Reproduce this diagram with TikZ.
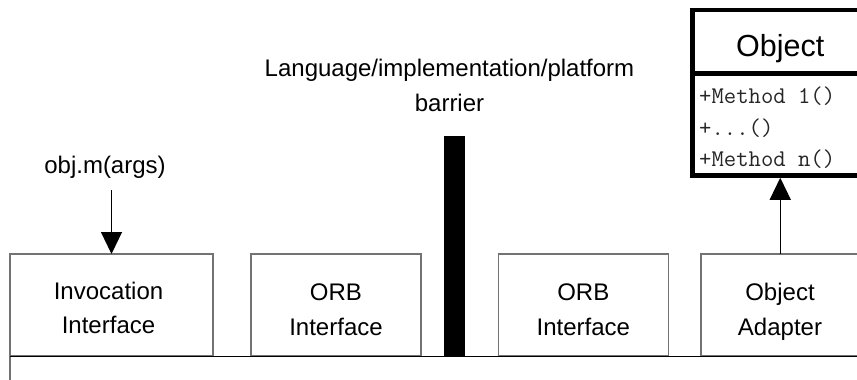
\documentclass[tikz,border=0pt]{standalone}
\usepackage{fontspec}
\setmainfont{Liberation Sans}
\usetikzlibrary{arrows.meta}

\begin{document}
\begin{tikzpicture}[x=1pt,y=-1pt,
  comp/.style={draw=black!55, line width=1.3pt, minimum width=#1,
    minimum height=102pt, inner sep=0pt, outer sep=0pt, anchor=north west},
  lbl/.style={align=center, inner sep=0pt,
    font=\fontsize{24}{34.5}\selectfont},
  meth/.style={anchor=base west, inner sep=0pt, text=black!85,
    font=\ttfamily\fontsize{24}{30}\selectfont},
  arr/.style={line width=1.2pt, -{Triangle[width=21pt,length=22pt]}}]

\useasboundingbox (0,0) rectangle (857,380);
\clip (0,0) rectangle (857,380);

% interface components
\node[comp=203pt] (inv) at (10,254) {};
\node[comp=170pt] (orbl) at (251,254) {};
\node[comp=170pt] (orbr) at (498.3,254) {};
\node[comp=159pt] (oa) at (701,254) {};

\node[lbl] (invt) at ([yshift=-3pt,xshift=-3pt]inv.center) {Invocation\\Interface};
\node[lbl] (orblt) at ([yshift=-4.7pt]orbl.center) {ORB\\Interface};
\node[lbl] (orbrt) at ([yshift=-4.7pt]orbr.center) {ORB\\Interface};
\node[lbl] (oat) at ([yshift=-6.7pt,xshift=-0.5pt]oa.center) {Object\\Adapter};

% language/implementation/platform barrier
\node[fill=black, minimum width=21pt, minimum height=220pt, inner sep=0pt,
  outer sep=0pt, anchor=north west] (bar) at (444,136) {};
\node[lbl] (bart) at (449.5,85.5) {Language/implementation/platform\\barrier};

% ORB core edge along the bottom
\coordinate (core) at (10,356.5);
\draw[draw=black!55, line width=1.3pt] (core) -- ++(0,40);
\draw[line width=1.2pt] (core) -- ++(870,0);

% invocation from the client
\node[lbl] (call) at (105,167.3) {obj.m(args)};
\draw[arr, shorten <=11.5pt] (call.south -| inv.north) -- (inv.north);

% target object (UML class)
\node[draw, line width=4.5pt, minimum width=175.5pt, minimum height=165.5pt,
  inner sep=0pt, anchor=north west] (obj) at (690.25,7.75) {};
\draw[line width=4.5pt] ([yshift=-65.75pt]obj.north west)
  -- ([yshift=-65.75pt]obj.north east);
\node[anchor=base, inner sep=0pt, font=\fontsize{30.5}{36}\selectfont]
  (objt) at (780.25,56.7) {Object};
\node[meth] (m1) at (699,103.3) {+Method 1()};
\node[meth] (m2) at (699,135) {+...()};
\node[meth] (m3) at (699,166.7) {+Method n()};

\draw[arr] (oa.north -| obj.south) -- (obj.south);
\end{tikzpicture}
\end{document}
┄┄┄┄┄┄
Task prompt » Leave the pictures out and reproduce exactly the lines from the top of the listing above through the line with "(m3) at (699,166.7)".

Exercise solution »
Reproduce this diagram with TikZ.
\documentclass[tikz,border=0pt]{standalone}
\usepackage{fontspec}
\setmainfont{Liberation Sans}
\usetikzlibrary{arrows.meta}

\begin{document}
\begin{tikzpicture}[x=1pt,y=-1pt,
  comp/.style={draw=black!55, line width=1.3pt, minimum width=#1,
    minimum height=102pt, inner sep=0pt, outer sep=0pt, anchor=north west},
  lbl/.style={align=center, inner sep=0pt,
    font=\fontsize{24}{34.5}\selectfont},
  meth/.style={anchor=base west, inner sep=0pt, text=black!85,
    font=\ttfamily\fontsize{24}{30}\selectfont},
  arr/.style={line width=1.2pt, -{Triangle[width=21pt,length=22pt]}}]

\useasboundingbox (0,0) rectangle (857,380);
\clip (0,0) rectangle (857,380);

% interface components
\node[comp=203pt] (inv) at (10,254) {};
\node[comp=170pt] (orbl) at (251,254) {};
\node[comp=170pt] (orbr) at (498.3,254) {};
\node[comp=159pt] (oa) at (701,254) {};

\node[lbl] (invt) at ([yshift=-3pt,xshift=-3pt]inv.center) {Invocation\\Interface};
\node[lbl] (orblt) at ([yshift=-4.7pt]orbl.center) {ORB\\Interface};
\node[lbl] (orbrt) at ([yshift=-4.7pt]orbr.center) {ORB\\Interface};
\node[lbl] (oat) at ([yshift=-6.7pt,xshift=-0.5pt]oa.center) {Object\\Adapter};

% language/implementation/platform barrier
\node[fill=black, minimum width=21pt, minimum height=220pt, inner sep=0pt,
  outer sep=0pt, anchor=north west] (bar) at (444,136) {};
\node[lbl] (bart) at (449.5,85.5) {Language/implementation/platform\\barrier};

% ORB core edge along the bottom
\coordinate (core) at (10,356.5);
\draw[draw=black!55, line width=1.3pt] (core) -- ++(0,40);
\draw[line width=1.2pt] (core) -- ++(870,0);

% invocation from the client
\node[lbl] (call) at (105,167.3) {obj.m(args)};
\draw[arr, shorten <=11.5pt] (call.south -| inv.north) -- (inv.north);

% target object (UML class)
\node[draw, line width=4.5pt, minimum width=175.5pt, minimum height=165.5pt,
  inner sep=0pt, anchor=north west] (obj) at (690.25,7.75) {};
\draw[line width=4.5pt] ([yshift=-65.75pt]obj.north west)
  -- ([yshift=-65.75pt]obj.north east);
\node[anchor=base, inner sep=0pt, font=\fontsize{30.5}{36}\selectfont]
  (objt) at (780.25,56.7) {Object};
\node[meth] (m1) at (699,103.3) {+Method 1()};
\node[meth] (m2) at (699,135) {+...()};
\node[meth] (m3) at (699,166.7) {+Method n()};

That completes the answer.